4a3ab368-64a6-4762-98c3-8a07ecbd1524 commented 3 years ago

Counter has become the default tool for counting occurences of objects in an iterable. However by construction it only works on hashable objects as it is a subclass of dict. Would it be possible to implement a "key=" keyword argument as in sort etc.?

Here's a stackoverflow question wherein either map or implementing a hash method was proposed: https://stackoverflow.com/questions/69401713/elegant-way-of-counting-items-in-a-list-by-enum-value-in-python

sweeneyde commented 3 years ago

How is Counter(numbers, key=abs) any better than Counter(map(abs, numbers))?

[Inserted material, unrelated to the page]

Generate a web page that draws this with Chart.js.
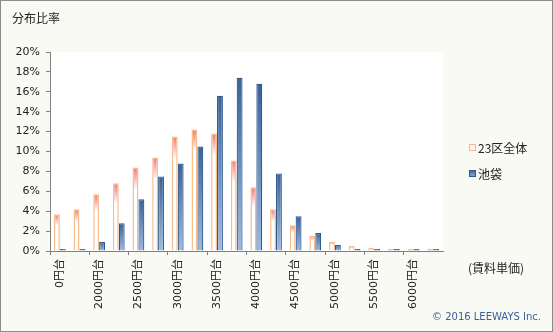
<!DOCTYPE html>
<html lang="ja">
<head>
<meta charset="UTF-8">
<title>分布比率</title>
<style>
  body { margin: 0; background: #fff; }
  #chart { display: block; }
</style>
</head>
<body>
<canvas id="chart" width="553" height="332"></canvas>
<script src="https://cdn.jsdelivr.net/npm/chart.js"></script>
<script>
// 賃料単価の帯 (250円刻み、ラベルは1つおきに表示)
const priceBands = ['0円台', '1750円台', '2000円台', '2250円台', '2500円台', '2750円台',
  '3000円台', '3250円台', '3500円台', '3750円台', '4000円台', '4250円台', '4500円台',
  '4750円台', '5000円台', '5250円台', '5500円台', '5750円台', '6000円台', '6250円台'];

// 分布比率 (%)
const ward23 = [3.7, 4.2, 5.7, 6.8, 8.4, 9.4, 11.5, 12.2, 11.8, 9.1,
  6.4, 4.2, 2.6, 1.5, 0.9, 0.5, 0.3, 0.1, 0.1, 0.1];
const ikebukuro = [0.1, 0.2, 0.9, 2.8, 5.2, 7.5, 8.8, 10.5, 15.6, 17.4,
  16.8, 7.8, 3.5, 1.8, 0.6, 0.1, 0.1, 0.1, 0.1, 0.1];

const yTicks = [0, 2, 4, 6, 8, 10, 12, 14, 16, 18, 20];

const FONT = "'DejaVu Sans', 'Noto Sans CJK JP', sans-serif";
const AXIS = '#808080';

// 23区全体: 上端が赤く、すぐに白へ抜けるグラデーション
function wardFill(ctx) {
  const chart = ctx.chart;
  if (ctx.type !== 'data' || !chart.chartArea) return '#ffffff';
  const y = chart.scales.y;
  const top = y.getPixelForValue(ctx.raw);
  const base = y.getPixelForValue(0);
  const fade = Math.max(2, Math.min(22, (base - top) * 0.3));
  const g = chart.ctx.createLinearGradient(0, top, 0, top + fade);
  g.addColorStop(0, '#f87474');
  g.addColorStop(0.4, '#fba9a9');
  g.addColorStop(1, '#ffffff');
  return g;
}

// 池袋: 上が濃紺、下が淡い青
function ikeFill(ctx) {
  const chart = ctx.chart;
  if (ctx.type !== 'data' || !chart.chartArea) return '#5b80b4';
  const y = chart.scales.y;
  const top = y.getPixelForValue(ctx.raw);
  const base = y.getPixelForValue(0);
  const g = chart.ctx.createLinearGradient(0, top, 0, Math.max(base, top + 1));
  g.addColorStop(0, '#3a6298');
  g.addColorStop(1, '#9dbbe2');
  return g;
}

const frame = {
  id: 'frame',
  beforeDraw(chart) {
    const c = chart.ctx;
    const a = chart.chartArea;
    c.save();
    c.fillStyle = '#f8faf3';
    c.fillRect(0, 0, chart.width, chart.height);
    c.fillStyle = '#ffffff';
    c.fillRect(a.left, a.top, a.right - a.left, a.bottom - a.top);
    c.restore();
  },
  afterDraw(chart) {
    const c = chart.ctx;
    c.save();
    c.strokeStyle = '#8c8c8c';
    c.lineWidth = 1;
    c.strokeRect(0.5, 0.5, chart.width - 1, chart.height - 1);

    c.textBaseline = 'middle';
    c.fillStyle = '#222';
    c.font = "12px 'Noto Sans CJK JP', sans-serif";
    c.textAlign = 'left';
    c.fillText('分布比率', 12, 18);
    c.fillText('(賃料単価)', 468, 268);

    // 凡例
    const ds = chart.data.datasets;
    const rows = [148, 174];
    ds.forEach((d, i) => {
      const y = rows[i];
      c.lineWidth = 1;
      if (i === 0) {
        c.fillStyle = '#fff3ee';
        c.strokeStyle = '#f6b98a';
      } else {
        const g = c.createLinearGradient(0, y - 4, 0, y + 4);
        g.addColorStop(0, '#3a6298');
        g.addColorStop(1, '#9dbbe2');
        c.fillStyle = g;
        c.strokeStyle = '#34588a';
      }
      c.fillRect(469.5, y - 3.5, 6, 6);
      c.strokeRect(469.5, y - 3.5, 6, 6);
      c.fillStyle = '#222';
      c.font = "12px 'Noto Sans CJK JP', sans-serif";
      c.fillText(d.label, 478, y);
    });

    c.fillStyle = '#3b5f9a';
    c.font = "10px 'DejaVu Sans', sans-serif";
    c.textAlign = 'right';
    c.fillText('© 2016 LEEWAYS Inc.', 541, 317);
    c.restore();
  }
};

new Chart(document.getElementById('chart'), {
  type: 'bar',
  data: {
    labels: priceBands,
    datasets: [{
      label: '23区全体',
      data: ward23,
      backgroundColor: wardFill,
      borderColor: '#f7bd8c',
      borderWidth: 1.5,
      minBarLength: 2,
      categoryPercentage: 0.6,
      barPercentage: 1
    }, {
      label: '池袋',
      data: ikebukuro,
      backgroundColor: ikeFill,
      borderColor: '#30598e',
      borderWidth: 1.2,
      minBarLength: 2,
      categoryPercentage: 0.6,
      barPercentage: 1
    }]
  },
  options: {
    responsive: false,
    animation: false,
    layout: { padding: { top: 52, right: 110, left: 0, bottom: 0 } },
    plugins: {
      legend: { display: false },
      tooltip: { enabled: false }
    },
    scales: {
      x: {
        afterFit(scale) { scale.height = 81; },
        grid: {
          offset: true,
          drawOnChartArea: false,
          tickLength: 4,
          color: (ctx) => ctx.index % 2 === 0 ? AXIS : 'rgba(0,0,0,0)'
        },
        border: { color: AXIS, width: 1 },
        ticks: {
          autoSkip: false,
          minRotation: 90,
          maxRotation: 90,
          padding: 4,
          color: '#222',
          font: { family: FONT, size: 11 },
          callback: (v, i) => i % 2 === 0 ? priceBands[i] : ''
        }
      },
      y: {
        min: yTicks[0],
        max: yTicks[yTicks.length - 1],
        afterFit(scale) { scale.width = 50; },
        afterBuildTicks(scale) { scale.ticks = yTicks.map(v => ({ value: v })); },
        grid: { drawOnChartArea: false, tickLength: 4, color: AXIS },
        border: { color: AXIS, width: 1 },
        ticks: {
          padding: 6,
          color: '#222',
          font: { family: FONT, size: 11 },
          callback: (v) => v + '%'
        }
      }
    }
  },
  plugins: [frame]
});
</script>
</body>
</html>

It seems to me that "apply a function to each thing" (map) and "count the numbers of each thing" (Counter) are two orthogonal concepts, and there's no reason to entangle them. Their composition as "count the number of things with each function value" is probably better as a composition of two simple things rather than lumped together. I believe this is related to why PEP-455 was rejected.

4a3ab368-64a6-4762-98c3-8a07ecbd1524 commented 3 years ago

I was thinking about use cases where one might want to preserve the original key. I was not however aware of PEP-455 and the reasons for it's rejection. My bad.

Yet It is still unclear to me what the best practice would be to reverse lookup unhashable objects. Say you have a list of objects from which you need the most common. If there is no good way of reversing the transform, your only option is iterating trough your list? Which defeats the purpose of using a Counter and you'd be better off counting explicitly. Maybe I'm imagining unrealistic/far-fetched use cases.

sweeneyde commented 3 years ago

The values of a Counter are generally integers, not lists. Maybe you want:

    items_by_keyfunc = defaultdict(list)
    for x in all_the_items:
        items_by_keyfunc[keyfunc(x)].append(x)

Then items_by_keyfunc[42] is a list of the things with key 42.

Although I believe there have been proposals about adding some method to dict() to do basically the for-loop above.

4a3ab368-64a6-4762-98c3-8a07ecbd1524 commented 3 years ago

Or keep the reverse mapping in another dict:

count = Counter()
reverse_mapping = dict()
for x in all_the_items:
    count.update(keyfunc(x))
    reverse_mapping[keyfunc(x)] = x

Anyways I'm closing it as it is a partial duplicate of key-transforming dictionaries.